A large part of the renovations were possible thanks to a donation of € 600,000 from Salvatore Ferragamo SpA as the renovations are actually not part of the “New Uffizi” project. These rooms had been been restored after the bombing on Via Georgofili 20 years ago.
The new halls now are dedicated as follows:
Hall 25 – Baldovinetti and Ghirlandaio
Hall 26 – Cosimo Rosselli
Hall 27 – Perugino
Hall 38 – Filippino Lippi and Piero di Cosimo
Hall 29 – Lorenzo di Credi
Hall 30 – Doriforo (sculpture)
Hall 31 – Signorelli and Florence
Hall 32 – Signorelli
Then you enter Hall 33 dedicated to Roman art and Hall 34 to the Garden of San Marco (reopened in 2014) before returning to the main corridor.

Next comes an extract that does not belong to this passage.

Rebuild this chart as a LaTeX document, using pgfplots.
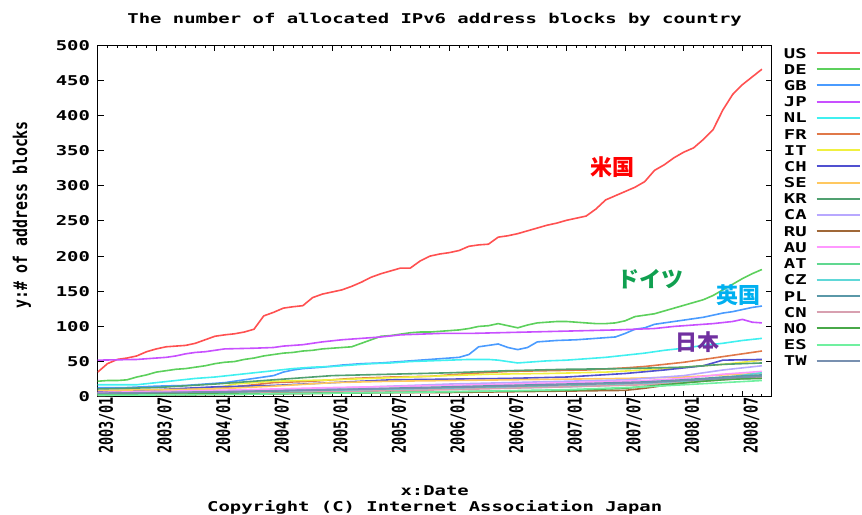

The new rooms continue the green color found in other recently restored rooms with artwork from the 15th century, starting in Hall 6 (behind the Incoronation of Lorenzo Monaco) and in hall 7 (behind the Adoration of the Magi by Gentile da Fabriano) and continued in the Mantegna and Bellini hall (hall 20).
As paintings that were once housed in these rooms have made their way into other halls, the chance presented itself to take 25 works of art from the Uffizi deposits and make them part of the permanent collection, reorganizing the halls to also better present and value works of art that are often overshadowed by others in the great halls of the Uffizi Gallery. Such is the case for Ghirlandaio’s “Adoration of the Magi” that now takes over the entire wall where Michelangelo’s Tondo Doni used to be and Halls 26 and 29 whose works all come from the deposits from great artists of the late 15th century that have up to now not been highlighted at the museum, often just for lack of space.
Finally – enjoy the view over the rooftop of the Uffizi with view of the Duomo and Palazzo Vecchio from Hall 31!